== Task goal ==
All of the lines below are to be printed again exactly; images are excluded from the output.
** START OF Data extract **
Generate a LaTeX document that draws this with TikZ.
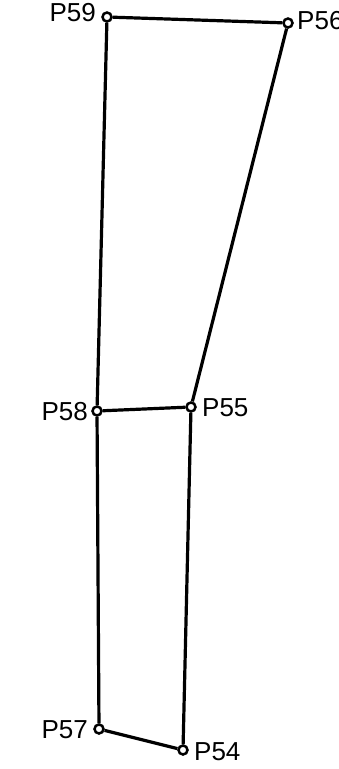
\documentclass[tikz,border=0pt]{standalone}
\usepackage{fontspec}
\setmainfont{Liberation Sans}
\begin{document}
\begin{tikzpicture}[x=1pt,y=-1pt,
  pt/.style={circle,draw,fill=white,line width=2.5pt,minimum size=9pt,inner sep=0pt},
  lbl/.style={inner sep=0pt,font=\fontsize{26}{31}\selectfont},
  edge/.style={line width=3.2pt}]
\useasboundingbox (0,0) rectangle (339,769);
\node[pt] (p59) at (107,17) {};
\node[pt] (p56) at (288,23) {};
\node[pt] (p58) at (97,411) {};
\node[pt] (p55) at (191,407) {};
\node[pt] (p57) at (99,729) {};
\node[pt] (p54) at (183,750) {};
\draw[edge] (p59) -- (p56);
\draw[edge] (p56) -- (p55);
\draw[edge] (p55) -- (p54);
\draw[edge] (p54) -- (p57);
\draw[edge] (p57) -- (p58);
\draw[edge] (p58) -- (p59);
\draw[edge] (p58) -- (p55);
\node[lbl,anchor=east] (l59) at (96,13) {P59};
\node[lbl,anchor=west] (l56) at (297,21) {P56};
\node[lbl,anchor=east] (l58) at (88,412) {P58};
\node[lbl,anchor=west] (l55) at (202,408) {P55};
\node[lbl,anchor=east] (l57) at (88,730) {P57};
\node[lbl,anchor=west] (l54) at (194,752) {P54};
\end{tikzpicture}
\end{document}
** END OF Data extract **
== Answer for this exercise ==
Generate a LaTeX document that draws this with TikZ.
\documentclass[tikz,border=0pt]{standalone}
\usepackage{fontspec}
\setmainfont{Liberation Sans}
\begin{document}
\begin{tikzpicture}[x=1pt,y=-1pt,
  pt/.style={circle,draw,fill=white,line width=2.5pt,minimum size=9pt,inner sep=0pt},
  lbl/.style={inner sep=0pt,font=\fontsize{26}{31}\selectfont},
  edge/.style={line width=3.2pt}]
\useasboundingbox (0,0) rectangle (339,769);
\node[pt] (p59) at (107,17) {};
\node[pt] (p56) at (288,23) {};
\node[pt] (p58) at (97,411) {};
\node[pt] (p55) at (191,407) {};
\node[pt] (p57) at (99,729) {};
\node[pt] (p54) at (183,750) {};
\draw[edge] (p59) -- (p56);
\draw[edge] (p56) -- (p55);
\draw[edge] (p55) -- (p54);
\draw[edge] (p54) -- (p57);
\draw[edge] (p57) -- (p58);
\draw[edge] (p58) -- (p59);
\draw[edge] (p58) -- (p55);
\node[lbl,anchor=east] (l59) at (96,13) {P59};
\node[lbl,anchor=west] (l56) at (297,21) {P56};
\node[lbl,anchor=east] (l58) at (88,412) {P58};
\node[lbl,anchor=west] (l55) at (202,408) {P55};
\node[lbl,anchor=east] (l57) at (88,730) {P57};
\node[lbl,anchor=west] (l54) at (194,752) {P54};
\end{tikzpicture}
\end{document}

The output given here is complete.